The lyrical artistic research “I”
when unburnt feelings stood before me the heaviest rain a hail storm I felt like the roof beauty smiled at me friendship the paycheck as soon as I thought it there she was I even loved her name I wrote poems for her my ambition turned to her the only opinion that existed was hers but obsession tried to hoist from love something all the qualities I liked I couldn’t pick for me it took a long time to get that love has nothing to do with knowing everything I left her alone so many people have mistaken love for fame but they were wrong about the economy every self-cohering line all narration love afforded every act of centering we’re listening the economy so sadistically dressed-up as your ideal parents exclamations many faces I basically know everything desperation I hummed the sound blazing beauty cruised through a sweet location fell on me a falling winter on my face rest made of sheep’s wool one thought took me neat I mostly married poetry check on me be my parent’s voice it happened not at work but of its scarcity help me poetry the way in this town people talk about work
– excerpted from ‘The Procedure of a Feeling’

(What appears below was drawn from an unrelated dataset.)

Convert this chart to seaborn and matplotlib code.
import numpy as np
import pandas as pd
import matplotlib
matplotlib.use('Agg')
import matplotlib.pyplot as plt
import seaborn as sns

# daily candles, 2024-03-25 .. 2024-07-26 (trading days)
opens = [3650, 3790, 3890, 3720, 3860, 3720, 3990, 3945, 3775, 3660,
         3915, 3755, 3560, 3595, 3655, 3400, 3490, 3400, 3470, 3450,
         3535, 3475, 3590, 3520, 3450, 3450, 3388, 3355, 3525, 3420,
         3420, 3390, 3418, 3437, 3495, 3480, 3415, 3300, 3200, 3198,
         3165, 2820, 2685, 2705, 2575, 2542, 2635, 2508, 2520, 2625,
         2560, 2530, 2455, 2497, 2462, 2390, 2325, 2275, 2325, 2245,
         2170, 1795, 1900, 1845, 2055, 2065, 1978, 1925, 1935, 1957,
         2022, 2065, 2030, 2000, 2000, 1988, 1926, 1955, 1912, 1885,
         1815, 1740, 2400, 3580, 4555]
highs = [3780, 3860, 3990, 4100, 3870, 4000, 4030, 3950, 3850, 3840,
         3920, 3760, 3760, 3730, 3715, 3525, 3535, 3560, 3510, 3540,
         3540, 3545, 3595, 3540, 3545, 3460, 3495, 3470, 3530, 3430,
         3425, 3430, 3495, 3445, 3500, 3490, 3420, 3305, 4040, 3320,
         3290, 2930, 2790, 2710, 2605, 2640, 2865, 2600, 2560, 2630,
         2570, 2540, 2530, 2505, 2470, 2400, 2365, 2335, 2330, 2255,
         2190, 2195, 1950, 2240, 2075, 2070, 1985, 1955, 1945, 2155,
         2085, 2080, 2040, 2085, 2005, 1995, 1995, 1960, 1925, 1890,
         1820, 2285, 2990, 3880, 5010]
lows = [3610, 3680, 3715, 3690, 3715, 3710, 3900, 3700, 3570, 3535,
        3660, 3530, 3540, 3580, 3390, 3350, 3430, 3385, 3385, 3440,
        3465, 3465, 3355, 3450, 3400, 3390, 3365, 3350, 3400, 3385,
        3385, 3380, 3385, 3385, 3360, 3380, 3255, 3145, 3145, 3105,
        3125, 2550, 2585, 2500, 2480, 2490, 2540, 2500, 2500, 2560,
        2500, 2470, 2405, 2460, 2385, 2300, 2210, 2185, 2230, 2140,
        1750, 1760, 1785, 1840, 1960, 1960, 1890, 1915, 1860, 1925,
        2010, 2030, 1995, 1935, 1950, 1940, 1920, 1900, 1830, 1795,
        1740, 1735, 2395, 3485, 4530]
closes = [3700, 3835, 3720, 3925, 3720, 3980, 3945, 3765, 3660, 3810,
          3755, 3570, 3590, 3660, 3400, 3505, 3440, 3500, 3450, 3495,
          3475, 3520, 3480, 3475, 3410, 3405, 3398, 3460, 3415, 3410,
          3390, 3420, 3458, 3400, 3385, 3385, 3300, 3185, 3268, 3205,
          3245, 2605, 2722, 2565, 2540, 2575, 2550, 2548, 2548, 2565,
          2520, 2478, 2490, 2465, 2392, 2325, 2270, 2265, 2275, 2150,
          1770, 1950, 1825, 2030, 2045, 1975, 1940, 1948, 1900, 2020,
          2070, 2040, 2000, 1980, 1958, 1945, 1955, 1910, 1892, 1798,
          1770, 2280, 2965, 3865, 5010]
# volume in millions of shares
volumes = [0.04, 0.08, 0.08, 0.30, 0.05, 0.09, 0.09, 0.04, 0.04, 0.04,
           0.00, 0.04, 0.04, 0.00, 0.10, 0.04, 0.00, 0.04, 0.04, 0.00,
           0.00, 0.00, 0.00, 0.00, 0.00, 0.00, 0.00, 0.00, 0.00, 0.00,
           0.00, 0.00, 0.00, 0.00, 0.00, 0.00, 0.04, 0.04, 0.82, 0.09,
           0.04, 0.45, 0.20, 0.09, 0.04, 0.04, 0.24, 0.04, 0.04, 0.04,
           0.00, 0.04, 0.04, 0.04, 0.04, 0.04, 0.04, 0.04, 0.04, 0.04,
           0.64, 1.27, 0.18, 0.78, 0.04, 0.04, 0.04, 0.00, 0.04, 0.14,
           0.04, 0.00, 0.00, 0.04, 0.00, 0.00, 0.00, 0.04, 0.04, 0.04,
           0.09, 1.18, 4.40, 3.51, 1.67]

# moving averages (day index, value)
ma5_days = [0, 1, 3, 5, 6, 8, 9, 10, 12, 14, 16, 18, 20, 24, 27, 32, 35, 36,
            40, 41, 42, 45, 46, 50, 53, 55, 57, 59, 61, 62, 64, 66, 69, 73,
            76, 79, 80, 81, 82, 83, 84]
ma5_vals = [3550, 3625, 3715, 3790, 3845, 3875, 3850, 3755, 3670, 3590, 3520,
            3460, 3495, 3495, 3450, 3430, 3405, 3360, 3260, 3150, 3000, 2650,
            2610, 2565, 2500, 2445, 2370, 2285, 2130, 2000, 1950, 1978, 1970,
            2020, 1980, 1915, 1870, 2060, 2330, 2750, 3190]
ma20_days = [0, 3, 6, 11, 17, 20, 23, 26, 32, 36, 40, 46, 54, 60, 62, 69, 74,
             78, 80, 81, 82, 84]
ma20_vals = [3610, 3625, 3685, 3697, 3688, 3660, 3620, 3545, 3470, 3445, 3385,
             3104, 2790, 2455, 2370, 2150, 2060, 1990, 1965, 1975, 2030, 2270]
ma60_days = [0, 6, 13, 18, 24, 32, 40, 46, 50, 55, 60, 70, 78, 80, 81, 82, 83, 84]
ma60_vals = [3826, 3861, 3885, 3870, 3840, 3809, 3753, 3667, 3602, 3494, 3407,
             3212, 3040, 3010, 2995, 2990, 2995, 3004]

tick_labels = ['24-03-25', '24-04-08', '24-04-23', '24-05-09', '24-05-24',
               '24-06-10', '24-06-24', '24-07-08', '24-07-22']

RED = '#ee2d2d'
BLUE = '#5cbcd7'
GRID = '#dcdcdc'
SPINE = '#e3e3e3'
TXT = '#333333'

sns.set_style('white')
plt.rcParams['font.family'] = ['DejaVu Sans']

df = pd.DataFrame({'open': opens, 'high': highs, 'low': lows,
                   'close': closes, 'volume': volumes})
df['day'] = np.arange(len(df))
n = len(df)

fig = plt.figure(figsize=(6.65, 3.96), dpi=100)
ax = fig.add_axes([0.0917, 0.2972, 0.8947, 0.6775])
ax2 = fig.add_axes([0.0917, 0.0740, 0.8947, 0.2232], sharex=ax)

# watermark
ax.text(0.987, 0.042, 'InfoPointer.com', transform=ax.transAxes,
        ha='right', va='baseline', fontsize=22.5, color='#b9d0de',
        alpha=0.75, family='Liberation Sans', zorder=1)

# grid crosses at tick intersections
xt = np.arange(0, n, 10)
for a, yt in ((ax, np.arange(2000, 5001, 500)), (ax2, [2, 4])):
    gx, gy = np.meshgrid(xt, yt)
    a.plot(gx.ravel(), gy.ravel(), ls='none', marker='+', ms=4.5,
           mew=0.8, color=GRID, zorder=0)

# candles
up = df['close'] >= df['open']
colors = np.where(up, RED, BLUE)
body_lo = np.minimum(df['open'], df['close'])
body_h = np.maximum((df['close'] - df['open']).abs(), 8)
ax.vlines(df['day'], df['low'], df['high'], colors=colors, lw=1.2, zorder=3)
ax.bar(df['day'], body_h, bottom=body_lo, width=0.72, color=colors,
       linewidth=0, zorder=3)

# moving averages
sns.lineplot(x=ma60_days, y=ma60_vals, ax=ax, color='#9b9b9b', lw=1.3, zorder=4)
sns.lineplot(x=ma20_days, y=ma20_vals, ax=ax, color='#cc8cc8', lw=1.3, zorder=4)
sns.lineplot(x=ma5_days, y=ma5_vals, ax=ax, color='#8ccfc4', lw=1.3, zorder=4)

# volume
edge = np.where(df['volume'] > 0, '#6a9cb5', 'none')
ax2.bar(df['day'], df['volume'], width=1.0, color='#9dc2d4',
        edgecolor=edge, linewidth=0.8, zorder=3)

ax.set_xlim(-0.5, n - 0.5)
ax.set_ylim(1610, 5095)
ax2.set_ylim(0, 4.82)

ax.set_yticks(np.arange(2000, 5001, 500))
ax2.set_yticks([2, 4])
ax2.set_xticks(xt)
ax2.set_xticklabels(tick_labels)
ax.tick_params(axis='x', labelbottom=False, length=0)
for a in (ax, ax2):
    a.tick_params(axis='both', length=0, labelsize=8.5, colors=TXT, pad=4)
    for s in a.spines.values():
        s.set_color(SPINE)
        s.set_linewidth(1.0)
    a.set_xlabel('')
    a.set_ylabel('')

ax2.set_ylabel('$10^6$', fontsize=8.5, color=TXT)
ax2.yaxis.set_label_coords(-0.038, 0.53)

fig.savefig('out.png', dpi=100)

A lyrical approach to artistic research writing emboldens the layering of critical, historical, theoretical, sociological, poetic and auto-writing and resists the neat narrative curve of research as a journey. The pace of walking and the pace of thinking coincide to determine the music of the research text. There is no direction to the madness and no method first. The lyrical artistic research text brings it all together live. The lyrical approach to artistic research writing celebrates the human labour –the pleasure and the stakes– of making and sharing knowledge, and how knowing only occurs in relation to constellations of people, disciplines, materials, history, birdsong and buzzing routers. Help me poetry / the way in this town people talk about work.